Friday 6 November 2009

The Story of S

S is for Snake. I remember first seeing that on the walls of my reception class at primary school: a sinuous green and red snake smiling down on me. S was my silent friend in a too noisy classroom. She was my guardian, my keeper, my saint.

I remember first learning to write her: it gave me such pleasure to describe that curve which doubles back on itself.

S begins and ends my name. I feel held and contained by her. She makes my name a caduceus, as she twines around and through me.

S is for secrecy and sorcery. She is the sinister sister of the hidden path. S hides, waiting for me to pass. She whispers to me.

S sings me to sleep.

S slithers from my grasp.

S is a sea-swimmer and I’m afraid of water. She calls me to join her, but I can only watch.
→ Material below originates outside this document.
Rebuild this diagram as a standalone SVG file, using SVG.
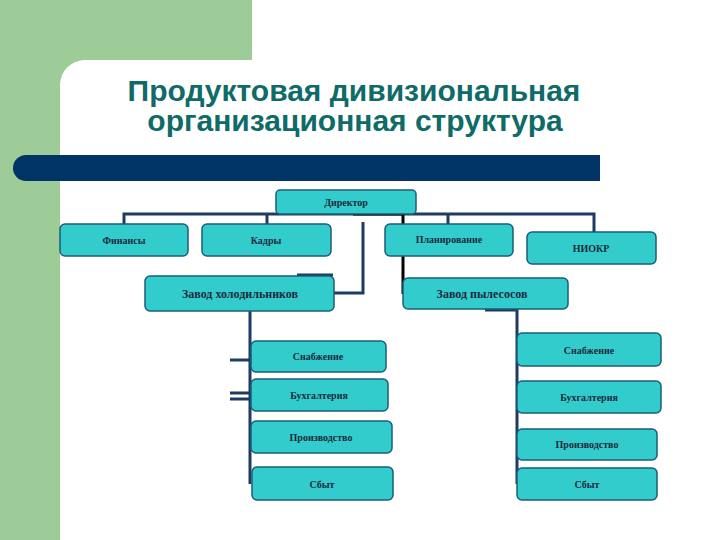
<svg xmlns="http://www.w3.org/2000/svg" width="720" height="540" viewBox="0 0 720 540">
<style>
.box{fill:#33CCCC;stroke:#1B5E78;stroke-width:1.5}
.t{font-family:"Liberation Serif","Times New Roman",serif;font-weight:bold;fill:#1B2A3C;text-anchor:middle}
.s{font-size:10px}
.m{font-size:12px}
.c{stroke:#1F3A64;stroke-width:3;fill:none}
.k{stroke:#000;stroke-width:3;fill:none}
.title{font-family:"Liberation Sans",Arial,sans-serif;font-weight:bold;font-size:30px;fill:#0E6B68;text-anchor:middle}
</style>
<rect width="720" height="540" fill="#fff"/>
<rect x="0" y="0" width="252" height="90" fill="#9ECC99"/>
<rect x="0" y="0" width="60" height="540" fill="#9ECC99"/>
<path d="M85 60 a25 25 0 0 0 -25 25 v455 h660 v-480 z" fill="#fff"/>
<path d="M26 155 H600 V181 H26 A13 13 0 0 1 26 155 z" fill="#003366"/>
<text class="title" x="354" y="101">Продуктовая дивизиональная</text>
<text class="title" x="355" y="131">организационная структура</text>
<g id="connectors">
<path class="c" d="M124 224 V214 H594 V232"/>
<path class="c" d="M267 214 V224"/>
<path class="c" d="M448 214 V224"/>
<path class="c" d="M363 222 V293 H334"/>
<path class="c" d="M297 275 H333"/>
<path class="k" d="M353 214 H403 V294"/>
<path class="c" d="M250 311 V484"/>
<path class="c" d="M230 360 H250"/>
<path class="c" d="M230 393 H250 M230 399 H250"/>
<path class="c" d="M485 310 H517 V484"/>
</g>
<g id="n-director"><rect class="box" x="276" y="190" width="140" height="24" rx="4"/><text class="t s" x="346" y="206">Директор</text></g>
<g id="n-finance"><rect class="box" x="60" y="224" width="128" height="32" rx="5"/><text class="t s" x="124" y="244">Финансы</text></g>
<g id="n-staff"><rect class="box" x="202" y="224" width="129" height="32" rx="5"/><text class="t s" x="266" y="244">Кадры</text></g>
<g id="n-plan"><rect class="box" x="385" y="224" width="128" height="32" rx="5"/><text class="t s" x="449" y="243">Планирование</text></g>
<g id="n-niokr"><rect class="box" x="527" y="232" width="129" height="32" rx="5"/><text class="t s" x="591" y="252">НИОКР</text></g>
<g id="n-fridge"><rect class="box" x="145" y="276" width="189" height="35" rx="5"/><text class="t m" x="240" y="298">Завод холодильников</text></g>
<g id="n-vacuum"><rect class="box" x="403" y="278" width="165" height="31" rx="5"/><text class="t m" x="482" y="298">Завод пылесосов</text></g>
<g id="n-l1"><rect class="box" x="251" y="341" width="135" height="31" rx="5"/><text class="t s" x="318" y="360">Снабжение</text></g>
<g id="n-l2"><rect class="box" x="251" y="379" width="137" height="32" rx="5"/><text class="t s" x="319" y="399">Бухгалтерия</text></g>
<g id="n-l3"><rect class="box" x="251" y="421" width="141" height="32" rx="5"/><text class="t s" x="321" y="441">Производство</text></g>
<g id="n-l4"><rect class="box" x="252" y="467" width="141" height="33" rx="5"/><text class="t s" x="322" y="488">Сбыт</text></g>
<g id="n-r1"><rect class="box" x="517" y="333" width="144" height="33" rx="5"/><text class="t s" x="589" y="354">Снабжение</text></g>
<g id="n-r2"><rect class="box" x="517" y="381" width="144" height="32" rx="5"/><text class="t s" x="589" y="401">Бухгалтерия</text></g>
<g id="n-r3"><rect class="box" x="517" y="429" width="140" height="31" rx="5"/><text class="t s" x="587" y="448">Производство</text></g>
<g id="n-r4"><rect class="box" x="517" y="468" width="140" height="32" rx="5"/><text class="t s" x="587" y="488">Сбыт</text></g>
</svg>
She swims like a seahorse, like mosquito larvae, flexing her spine.

I love the numbers I associate with S: Five and Seven. She’s the green serpent of Five and the lilac serpent of Seven. As Five, foliage sprouts from her mouth; as Seven, she’s a ghost, a spectre.

S is incomplete, imperfect: she’s Eight broken, snapped, halved. She strives for eternity, for (re)union, but she can’t attain it. S is all desire. She falls in love too easily.

S is for September, the month in which I was born. She’s all ‘mists and mellow fruitfulness’… though I’ll say anything to feel closer to Keats.

S turns to Sh in Sian: Shin, not Samekh. I have always felt divided by this difference between the spelling and the pronunciation of my name: often, I have to spell it for people I meet, and have to pronounce it for people who have only read it.

I lie down and my twin S’s curl around me. One of them is already asleep. The other remains awake.